GKRS has proven to be an effective therapeutic modality for the treatment of smaller solitary and multiple brain metastases because of its reduced invasiveness and its ability to target surgically inaccessible lesions and achieve local tumor control²¹⁾. Furthermore, although there have been no direct randomized clinical comparisons of GKRS with other surgical-radiation protocols, the results we obtained in our current patients with GKRS were similar or superior to those obtained using other methods^11,2228). Some earlier studies have reported the utility of GKRS for the treatment of brain metastases from gynecologic cancers (Table 3)^{3,1619,2124,2632,34)}. The median survival time after GKRS for patients with a brain metastasis from a gynecologic cancer ranged from 5-13 months in those studies, which is similar to the median survival time of 9.5 months in our current patients. These data collectively confirm the utility of GKRS as a treatment modality for a brain metastasis from a gynecologic cancer. Additionally, Corn et al.^9), have reported that GKRS produced more frequent complete radiographic responses in brain metastases from ovarian cancer (40% vs. 29%) and higher 2-year survival rates (60% vs. 15%) compared with WBRT. Therefore, novel procedures like GKRS have been employed in an attempt to improve survival.
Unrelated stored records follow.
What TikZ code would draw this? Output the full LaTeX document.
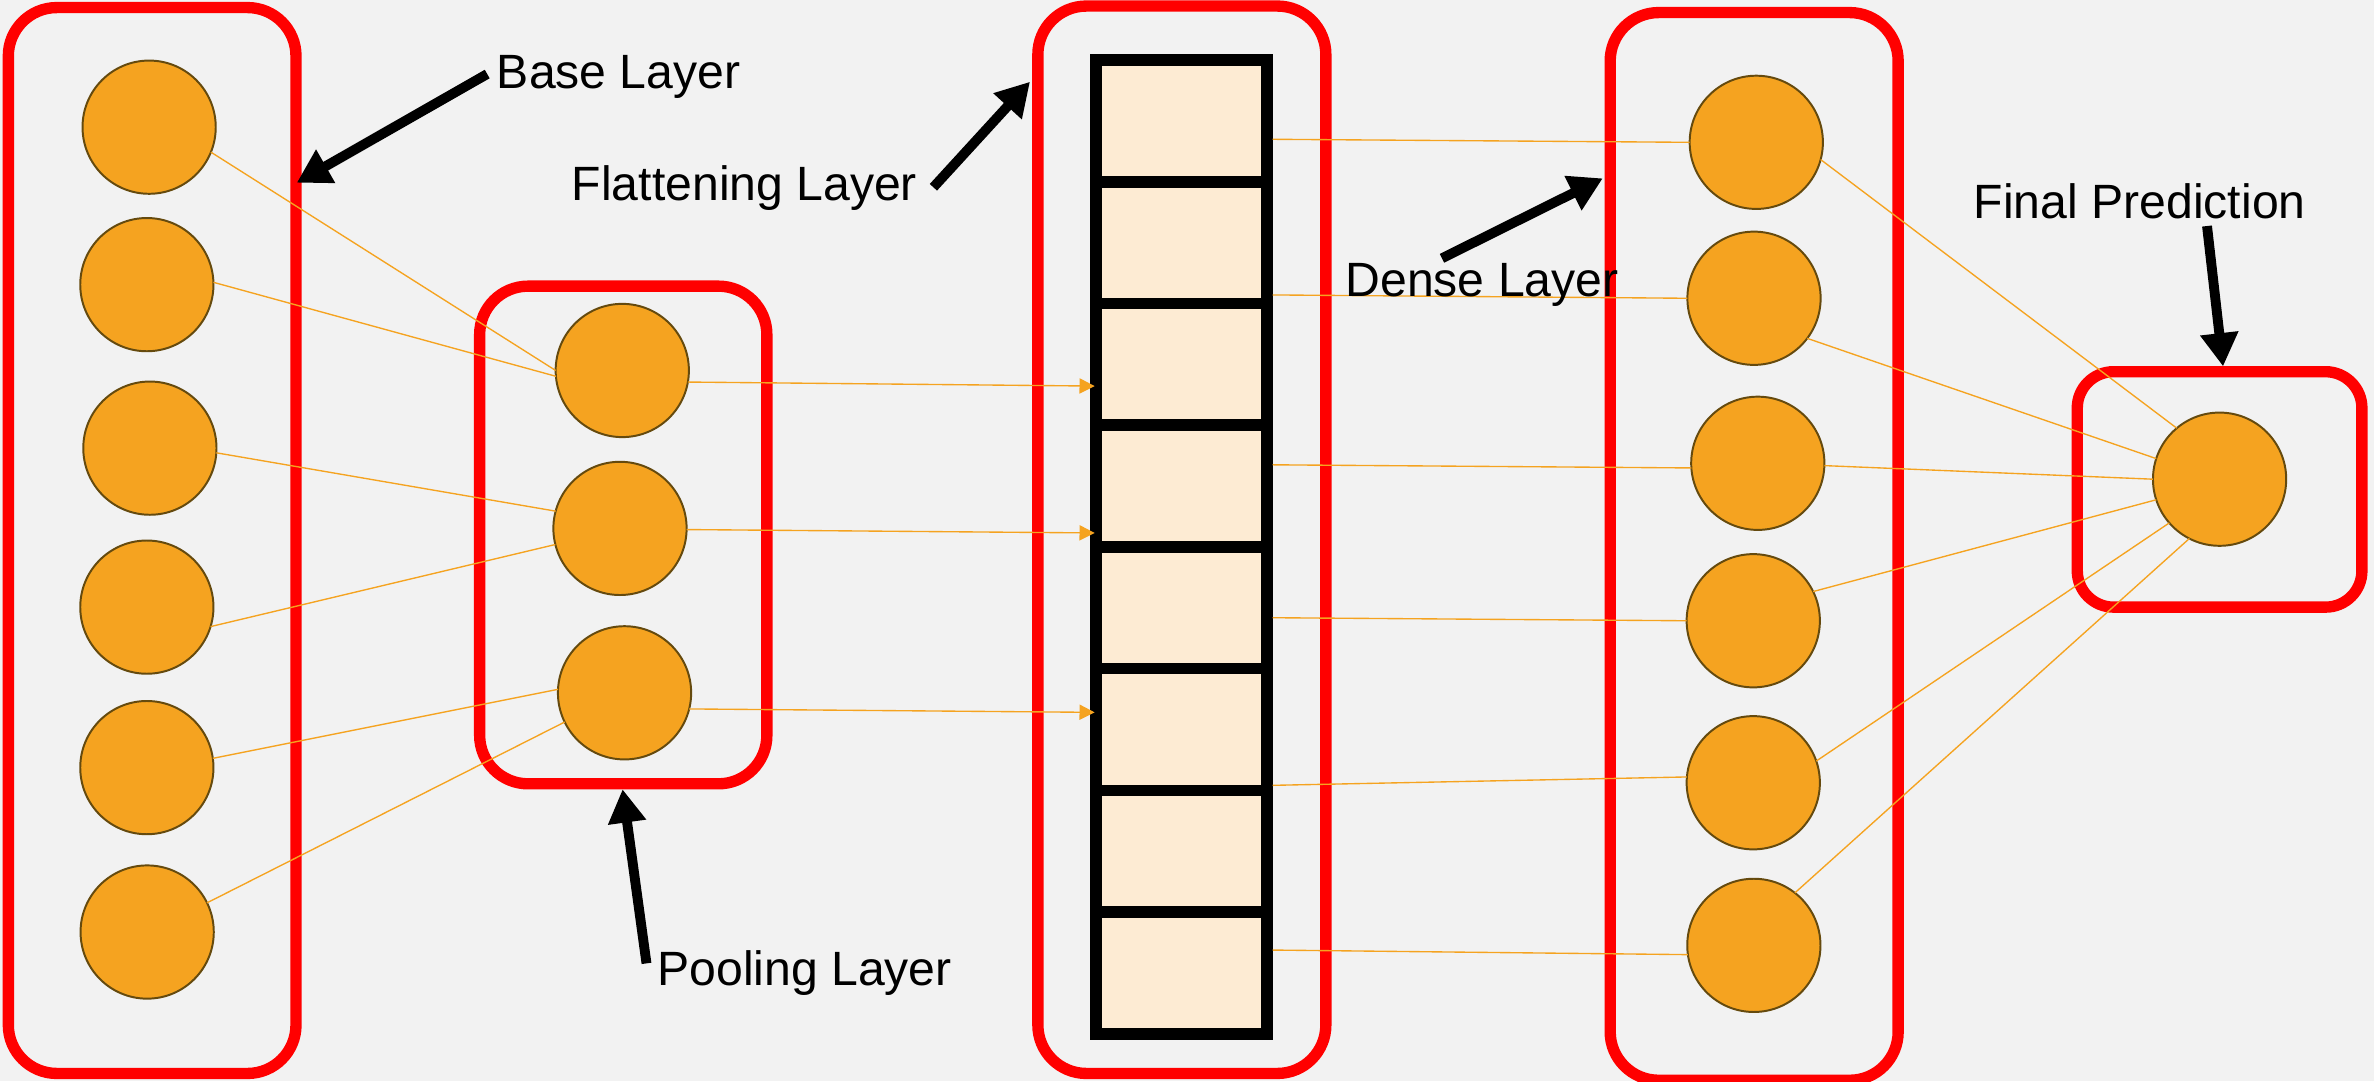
\documentclass[tikz,border=0pt]{standalone}
\usepackage{fontspec}
\setmainfont{Liberation Sans}
\usetikzlibrary{arrows.meta}
\definecolor{bg}{HTML}{F2F2F2}
\definecolor{boxred}{HTML}{FF0000}
\definecolor{neuron}{HTML}{F5A320}
\definecolor{neuronedge}{HTML}{654A0E}
\definecolor{cellfill}{HTML}{FDEBD3}
\tikzset{
  groupbox/.style={draw=boxred, line width=7.5pt, rounded corners=32pt, inner sep=0pt, outer sep=0pt},
  neuronnode/.style={circle, draw=neuronedge, fill=neuron, line width=1.3pt, minimum size=88pt, inner sep=0pt, outer sep=0pt},
  cellnode/.style={rectangle, draw=black, fill=cellfill, line width=7.7pt, minimum width=112.8pt, minimum height=80.4pt, inner sep=0pt},
  link/.style={draw=neuron, line width=0.9pt},
  feed/.style={draw=neuron, line width=0.9pt, -{Triangle[length=10pt,width=10pt]}},
  pointer/.style={draw=black, line width=6.5pt, -{Triangle[length=22pt,width=24pt]}},
  caption/.style={font=\fontsize{31.8pt}{36pt}\selectfont, inner sep=0pt, anchor=base west}
}
\begin{document}
\begin{tikzpicture}[x=1pt,y=-1pt]
\fill[bg] (0,0) rectangle (1568,714);
\useasboundingbox (0,0) rectangle (1568,714);

% group boxes
\node[groupbox, minimum width=190pt, minimum height=704pt] (basebox) at (100.5,357) {};
\node[groupbox, minimum width=189.7pt, minimum height=328.7pt] (poolbox) at (411.65,353.35) {};
\node[groupbox, minimum width=190.2pt, minimum height=705pt] (flatbox) at (780.6,356.5) {};
\node[groupbox, minimum width=190.2pt, minimum height=705.2pt] (densebox) at (1158.6,360.9) {};
\node[groupbox, rounded corners=24pt, minimum width=188pt, minimum height=155.5pt] (finalbox) at (1466,323.25) {};

% flattening cells
\foreach \i in {1,...,8} {
  \node[cellnode] (c\i) at (780.4,{39.6+80.4*(\i-0.5)}) {};
}

% neurons
\node[neuronnode] (b1) at (98.5,84) {};
\node[neuronnode] (b2) at (97,188) {};
\node[neuronnode] (b3) at (99,296) {};
\node[neuronnode] (b4) at (97,401) {};
\node[neuronnode] (b5) at (97,507) {};
\node[neuronnode] (b6) at (97.2,615.6) {};

\node[neuronnode] (p1) at (411,244.7) {};
\node[neuronnode] (p2) at (409.5,349) {};
\node[neuronnode] (p3) at (412.5,457.6) {};

\node[neuronnode] (d1) at (1160,94) {};
\node[neuronnode] (d2) at (1158.5,197) {};
\node[neuronnode] (d3) at (1161,306) {};
\node[neuronnode] (d4) at (1158,410) {};
\node[neuronnode] (d5) at (1158,517) {};
\node[neuronnode] (d6) at (1158.4,624.4) {};

\node[neuronnode] (f) at (1466,316.5) {};

% free ends on the flattening column
\coordinate (t1) at (723,255);
\coordinate (t2) at (723,352);
\coordinate (t3) at (723,470.5);
\coordinate (s1) at (840.6,92);
\coordinate (s2) at (840.6,194.8);
\coordinate (s3) at (840.6,307);
\coordinate (s4) at (840.6,408);
\coordinate (s5) at (840.6,518.7);
\coordinate (s6) at (840.6,627.5);

% base -> pooling
\draw[link] (b1.-22.5) -- (p1.180);
\draw[link] (b2.2) -- (p1.185);
\draw[link] (b3.-4) -- (p2.165);
\draw[link] (b4.-17.4) -- (p2.194);
\draw[link] (b5.8.7) -- (p3.177.5);
\draw[link] (b6.26.7) -- (p3.206);

% pooling -> flattening
\draw[feed] (p1.-10) -- (t1);
\draw[feed] (p2.-1) -- (t2);
\draw[feed] (p3.-14) -- (t3);

% flattening -> dense
\draw[link] (s1) -- (d1.180);
\draw[link] (s2) -- (d2.180);
\draw[link] (s3) -- (d3.184);
\draw[link] (s4) -- (d4.180);
\draw[link] (s5) -- (d5.175);
\draw[link] (s6) -- (d6.188);

% dense -> final
\draw[link] (d1.-15) -- (f.130);
\draw[link] (d2.-37) -- (f.162);
\draw[link] (d3.-2) -- (f.180);
\draw[link] (d4.26) -- (f.198);
\draw[link] (d5.19) -- (f.221);
\draw[link] (d6.52) -- (f.243);

% labels
\node[caption] (lbase) at (328,58.3) {Base Layer};
\node[caption] (lflat) at (377.5,132.5) {Flattening Layer};
\node[caption] (ldense) at (888.5,196) {Dense Layer};
\node[caption] (lfinal) at (1303.5,144.2) {Final Prediction};
\node[caption] (lpool) at (434,650.6) {Pooling Layer};

% pointer arrows
\coordinate (abase0) at (321.8,48.9);   \coordinate (abase1) at (196,120.7);
\coordinate (aflat0) at (616.5,123.7);  \coordinate (aflat1) at (680.3,54);
\coordinate (adense0) at (952.4,170.6); \coordinate (adense1) at (1058.6,117.8);
\coordinate (afinal0) at (1457.7,149.3);\coordinate (afinal1) at (1468.3,242);
\coordinate (apool0) at (427,636.3);    \coordinate (apool1) at (411.2,521.3);
\draw[pointer] (abase0) -- (abase1);
\draw[pointer] (aflat0) -- (aflat1);
\draw[pointer] (adense0) -- (adense1);
\draw[pointer] (afinal0) -- (afinal1);
\draw[pointer] (apool0) -- (apool1);
\end{tikzpicture}
\end{document}
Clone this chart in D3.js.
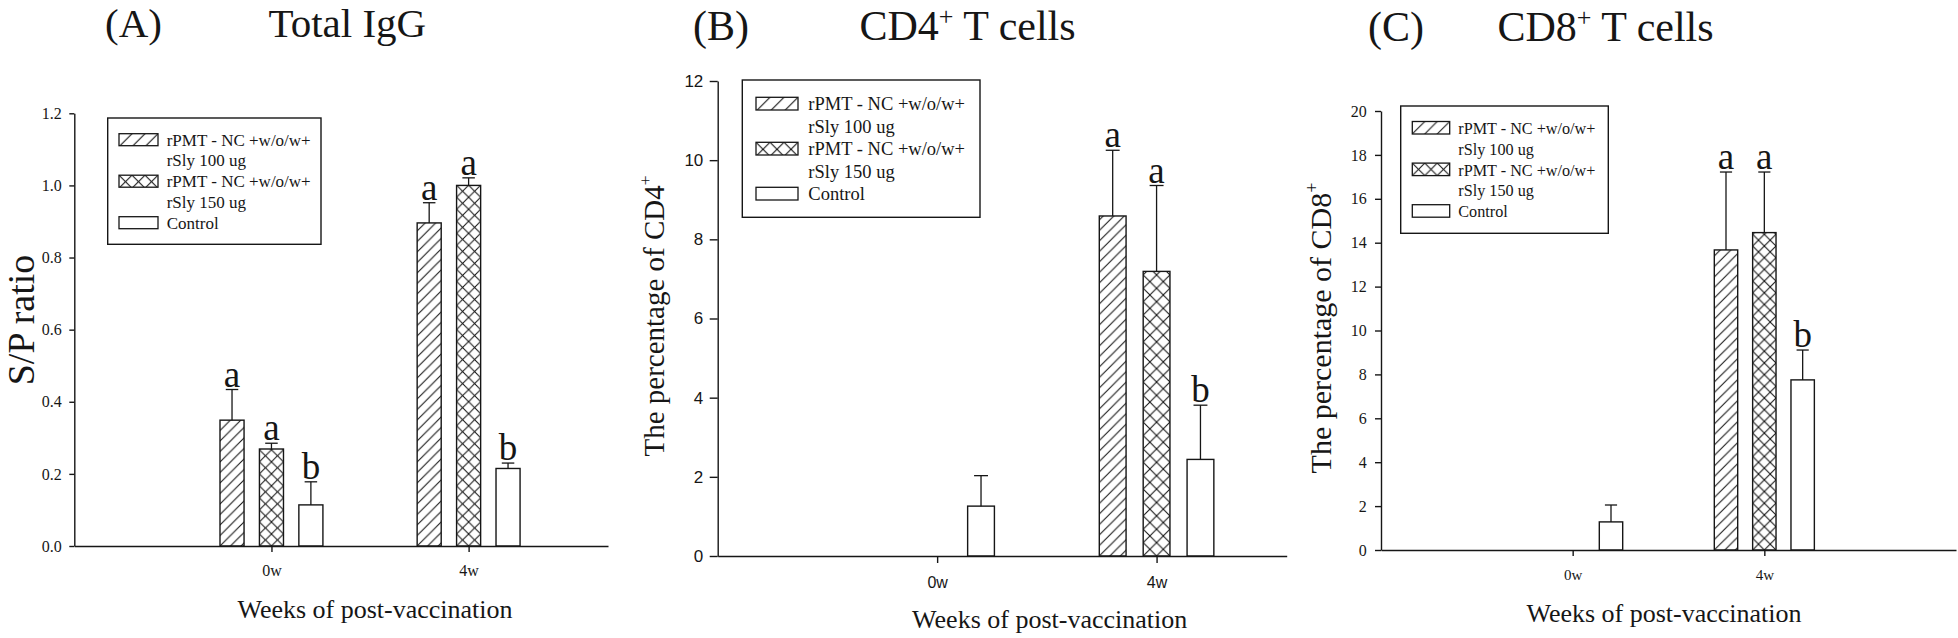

However, the follow-up period after GKRS remains relatively short, and the number of patients who have undergone this procedure is still low. Understanding the prognostic indicators for GKRS for the gynecologic cancers is therefore important. Previous studies have reported that an improved performance status, single brain metastasis, and the absence of extracranial disease are associated with improved outcomes for patients with brain metastasis from gynecologic malignancies²³⁾. With regards to endometrial cancer, three factors-high tumor grade, advanced stage of disease, and the presence of lymphovascular invasion-have been reported to be correlated with the future development of a brain metastasis²¹⁾. In our present analysis, an older age (≥40 years), elevated KPS score (≥80), low RPA class (class 1), and small number of treated lesions (<4) were found to be associated with improved survival outcomes in our patients with brain metastasis from a gynecologic cancer. In particular, we found that older patients may have better survival because younger patients with a brain metastasis appear have a more aggressive primary cancer. Although cancer type is generally an important factor influencing overall survival^14,23), we found no statistical differences between the different gynecologic cancer types in our current study, perhaps because the number of patients in our series was insufficient. We speculate therefore that the differences in survival between different primary cancers after GKRS are due to variations in the clinical course of the primary disease.

MRI was used for routine follow-up in our series. However, when the interpretation between radiation necrosis and tumor recurrence was difficult on the MRI scan, a methionine PET scan was used to differentiate tumor recurrence from radiation necrosis. Methionine PET proved to be an effective method to discriminate a tumor recurrence from radiation necrosis^20), but defined cut-off values remain to be determined and vary among previous studies. Further research is needed to utilize methionine PET as an efficient tool for differentiation. When a follow-up image showed a local recurrence or distant metastases, an additional GKRS was considered as part of the treatment for our patients. In our present study cohort, eight patients received repeated GKRS treatments due to a local recurrence, distant recurrence, or both. None of our current study patients developed a radiation-induced morbidity.

The major limitations of this study included its retrospective nature and the relatively small number of patients we examined. An uncharacterized chemotherapy regimen and heterogeneity of systemic conditions were also potential limitations of our analysis. However, our findings indicate that GKRS is a good choice of treatment for a metastatic brain tumor from a gynecologic cancer, and our findings warrant further verification.